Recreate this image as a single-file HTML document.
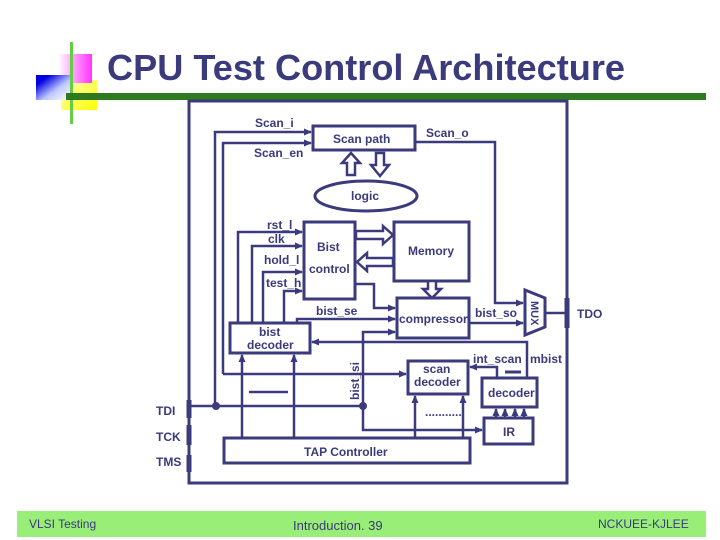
<!DOCTYPE html>
<html><head><meta charset="utf-8"><style>
html,body{margin:0;padding:0;background:#fff;}
svg{display:block;}
text{font-family:"Liberation Sans",Arial,sans-serif;font-weight:bold;fill:#3a3a7c;}
</style></head><body>
<svg width="720" height="540" viewBox="0 0 720 540" xmlns="http://www.w3.org/2000/svg">
<defs>
<linearGradient id="pk" x1="0" y1="0" x2="1" y2="0"><stop offset="0" stop-color="#fff"/><stop offset="1" stop-color="#ff33ff"/></linearGradient>
<linearGradient id="bl" x1="0" y1="0" x2="1" y2="1"><stop offset="0.2" stop-color="#0000e0"/><stop offset="0.6" stop-color="#c0c8ff"/><stop offset="1" stop-color="#fff"/></linearGradient>
<linearGradient id="yl" x1="0" y1="0" x2="1" y2="1"><stop offset="0" stop-color="#ffffc0"/><stop offset="1" stop-color="#ffff00"/></linearGradient>
<marker id="a" markerWidth="8" markerHeight="8" refX="7" refY="4" orient="auto" markerUnits="userSpaceOnUse"><path d="M0,0.5 L8,4 L0,7.5 Z" fill="#3a3a7c"/></marker>
</defs>
<!-- logo -->
<rect x="61" y="80" width="36" height="30" fill="url(#yl)"/>
<rect x="58" y="54" width="34" height="29" fill="url(#pk)"/>
<rect x="36" y="75" width="34" height="25" fill="url(#bl)"/>
<rect x="70" y="42" width="3" height="82" fill="#66cc44"/>
<rect x="66" y="93" width="640" height="7" fill="#2f7a1f"/>
<text x="107" y="80" font-size="36" textLength="518" lengthAdjust="spacingAndGlyphs" style="font-weight:bold">CPU Test Control Architecture</text>

<g stroke="#3a3a7c" stroke-width="3" fill="none">
<!-- outer box -->
<rect x="189" y="101" width="378" height="382"/>
<line x1="189" y1="400" x2="189" y2="418" stroke-width="5"/>
<line x1="189" y1="425" x2="189" y2="445" stroke-width="5"/>
<line x1="189" y1="455" x2="189" y2="472" stroke-width="5"/>
<line x1="567" y1="298" x2="567" y2="328" stroke-width="5"/>
<!-- boxes -->
<rect x="313" y="126" width="102" height="24"/>
<ellipse cx="366" cy="196" rx="51" ry="15"/>
<rect x="304" y="222" width="51" height="77"/>
<rect x="394" y="222" width="75" height="59"/>
<rect x="397" y="298" width="72" height="40"/>
<rect x="230" y="323" width="80" height="30"/>
<rect x="408" y="361" width="60" height="33"/>
<rect x="482" y="378" width="55" height="29"/>
<rect x="484" y="418" width="49" height="26"/>
<rect x="224" y="438" width="246" height="25"/>
<path d="M525,290 L545,298 L545,327 L525,335 Z"/>
</g>
<g stroke="#3a3a7c" stroke-width="2.5" fill="none">
<path d="M215,406 L215,132 L311,132" marker-end="url(#a)"/>
<path d="M223,374 L223,143 L311,143" marker-end="url(#a)"/>
<path d="M223,374 L406,374" marker-end="url(#a)"/>
<path d="M415,142 L495,142 L495,303 L523,303" marker-end="url(#a)"/>
<path d="M238,323 L238,232 L302,232" marker-end="url(#a)"/>
<path d="M252,323 L252,246 L302,246" marker-end="url(#a)"/>
<path d="M263,323 L263,272 L302,272" marker-end="url(#a)"/>
<path d="M284,323 L284,291 L302,291" marker-end="url(#a)"/>
<path d="M355,284 L374,284 L374,308 L395,308" marker-end="url(#a)"/>
<path d="M297,323 L297,319 L395,319" marker-end="url(#a)"/>
<path d="M189,406 L363,406"/>
<path d="M363,406 L363,332 L395,332" marker-end="url(#a)"/>
<path d="M363,406 L363,430 L482,430" marker-end="url(#a)"/>
<path d="M469,323 L523,323" marker-end="url(#a)"/>
<path d="M545,313 L567,313"/>
<path d="M527,378 L527,342 L312,342" marker-end="url(#a)"/>
<path d="M497,378 L497,367 L470,367" marker-end="url(#a)"/>
<line x1="505" y1="372" x2="521" y2="372" stroke-width="3"/>
<path d="M496,418 L496,409" marker-end="url(#a)"/>
<path d="M505,418 L505,409" marker-end="url(#a)"/>
<path d="M515,418 L515,409" marker-end="url(#a)"/>
<path d="M524,418 L524,409" marker-end="url(#a)"/>
<path d="M242,438 L242,355" marker-end="url(#a)"/>
<path d="M294,438 L294,355" marker-end="url(#a)"/>
<path d="M415,438 L415,396" marker-end="url(#a)"/>
<path d="M463,438 L463,396" marker-end="url(#a)"/>
<line x1="249" y1="392" x2="288" y2="392" stroke-width="2.5"/>
</g>
<circle cx="216" cy="406" r="4" fill="#3a3a7c"/>
<circle cx="363" cy="406" r="4" fill="#3a3a7c"/>
<g stroke="#3a3a7c" stroke-width="2.5" fill="#fff">
<path d="M347,175 L347,163 L342,163 L351,153 L360,163 L355,163 L355,175 Z"/>
<path d="M376,153 L376,165 L371,165 L380,176 L389,165 L384,165 L384,153 Z"/>
<path d="M356,231 L383,231 L383,226 L393,235 L383,244 L383,239 L356,239 Z"/>
<path d="M393,258 L367,258 L367,253 L357,262 L367,271 L367,266 L393,266 Z"/>
<path d="M428,281 L428,289 L423,289 L432,298 L441,289 L436,289 L436,281 Z"/>
</g>
<g font-size="12">
<text x="255" y="127">Scan_i</text>
<text x="333" y="143">Scan path</text>
<text x="426" y="137">Scan_o</text>
<text x="254" y="157">Scan_en</text>
<text x="351" y="200">logic</text>
<text x="267" y="229">rst_l</text>
<text x="268" y="243">clk</text>
<text x="317" y="251">Bist</text>
<text x="309" y="273">control</text>
<text x="408" y="255">Memory</text>
<text x="264" y="264">hold_l</text>
<text x="266" y="287">test_h</text>
<text x="316" y="315">bist_se</text>
<text x="399" y="323">compressor</text>
<text x="475" y="317">bist_so</text>
<text x="577" y="318">TDO</text>
<text x="259" y="336">bist</text>
<text x="247" y="349">decoder</text>
<text x="423" y="373">scan</text>
<text x="414" y="386">decoder</text>
<text x="473" y="363">int_scan</text>
<text x="530" y="363">mbist</text>
<text x="488" y="397">decoder</text>
<text x="503" y="436">IR</text>
<text x="425" y="416">...........</text>
<text x="156" y="415">TDI</text>
<text x="156" y="441">TCK</text>
<text x="156" y="466">TMS</text>
<text x="304" y="456">TAP Controller</text>
<text transform="translate(359,400) rotate(-90)">bist_si</text>
<text transform="translate(531,301) rotate(90)" font-size="11">MUX</text>
</g>
<rect x="17" y="511" width="689" height="26" fill="#99ee77"/>
<text x="29" y="528" font-size="12" style="font-weight:normal">VLSI Testing</text>
<text x="293" y="530" font-size="13" style="font-weight:normal">Introduction. 39</text>
<text x="598" y="528" font-size="12" style="font-weight:normal">NCKUEE-KJLEE</text>
</svg>
</body></html>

▬▬▬

What the task requires —
Would you reproduce the lines above, from the very first through the line containing "Test Control Architecture</text>", exactly and without the pictures?

Exercise result —
Recreate this image as a single-file HTML document.
<!DOCTYPE html>
<html><head><meta charset="utf-8"><style>
html,body{margin:0;padding:0;background:#fff;}
svg{display:block;}
text{font-family:"Liberation Sans",Arial,sans-serif;font-weight:bold;fill:#3a3a7c;}
</style></head><body>
<svg width="720" height="540" viewBox="0 0 720 540" xmlns="http://www.w3.org/2000/svg">
<defs>
<linearGradient id="pk" x1="0" y1="0" x2="1" y2="0"><stop offset="0" stop-color="#fff"/><stop offset="1" stop-color="#ff33ff"/></linearGradient>
<linearGradient id="bl" x1="0" y1="0" x2="1" y2="1"><stop offset="0.2" stop-color="#0000e0"/><stop offset="0.6" stop-color="#c0c8ff"/><stop offset="1" stop-color="#fff"/></linearGradient>
<linearGradient id="yl" x1="0" y1="0" x2="1" y2="1"><stop offset="0" stop-color="#ffffc0"/><stop offset="1" stop-color="#ffff00"/></linearGradient>
<marker id="a" markerWidth="8" markerHeight="8" refX="7" refY="4" orient="auto" markerUnits="userSpaceOnUse"><path d="M0,0.5 L8,4 L0,7.5 Z" fill="#3a3a7c"/></marker>
</defs>
<!-- logo -->
<rect x="61" y="80" width="36" height="30" fill="url(#yl)"/>
<rect x="58" y="54" width="34" height="29" fill="url(#pk)"/>
<rect x="36" y="75" width="34" height="25" fill="url(#bl)"/>
<rect x="70" y="42" width="3" height="82" fill="#66cc44"/>
<rect x="66" y="93" width="640" height="7" fill="#2f7a1f"/>
<text x="107" y="80" font-size="36" textLength="518" lengthAdjust="spacingAndGlyphs" style="font-weight:bold">CPU Test Control Architecture</text>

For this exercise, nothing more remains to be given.